Hardcore Digital Aluminium Design turns car seats into lounges. This sort of corporate-reception-area aesthetic doesn’t do it for me but I do admire the ingenuity, all those “castors and weels, electric motors, car seats, black lights, LEDs, nautical fenders, and underwater telecomanded motors, it is a hand made collection of peculiar furniture and other multiple use design objects. All in motion.”

We prefer the swimming pool versions of the chair, floating on adaptively reused yacht fenders.

And you’ve got to admire the following as a piece of 100% pure PR bullshit:

Aluminium Digital Design is a construction system, a structural approach related to the concept of the digital display.
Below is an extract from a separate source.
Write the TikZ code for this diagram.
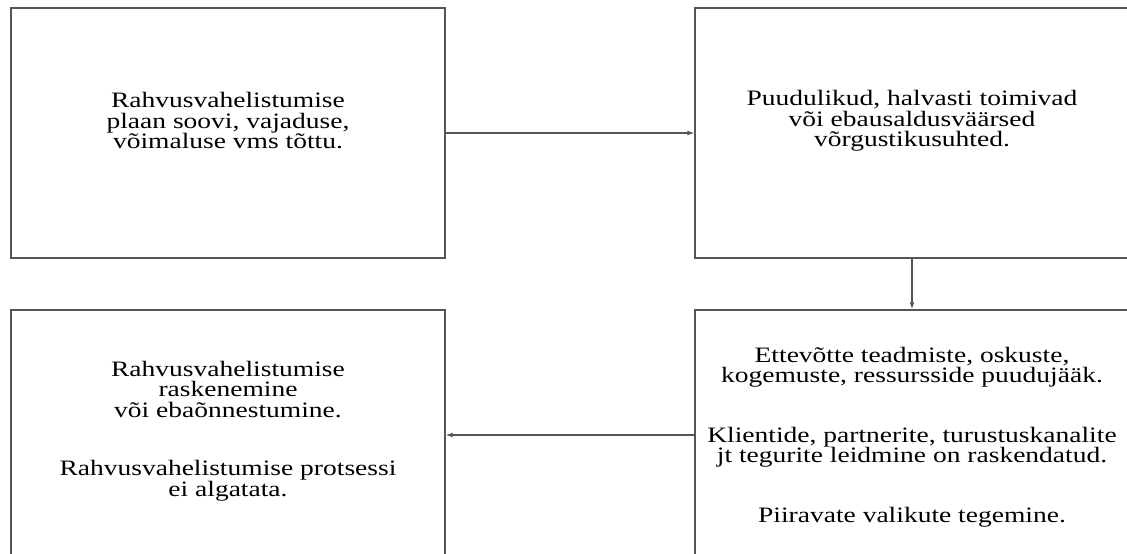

As the digit, the initial basic element, combines with others to form numbers, letters or any 2-D representations, so in this case the aluminium profile, after being cut and perforated, combines through stable or flexible joints, in order to produce the desired forms. The successive articulation of such 2-D forms, allows the construction of 3-D objects.

That’s what I call quality drivel.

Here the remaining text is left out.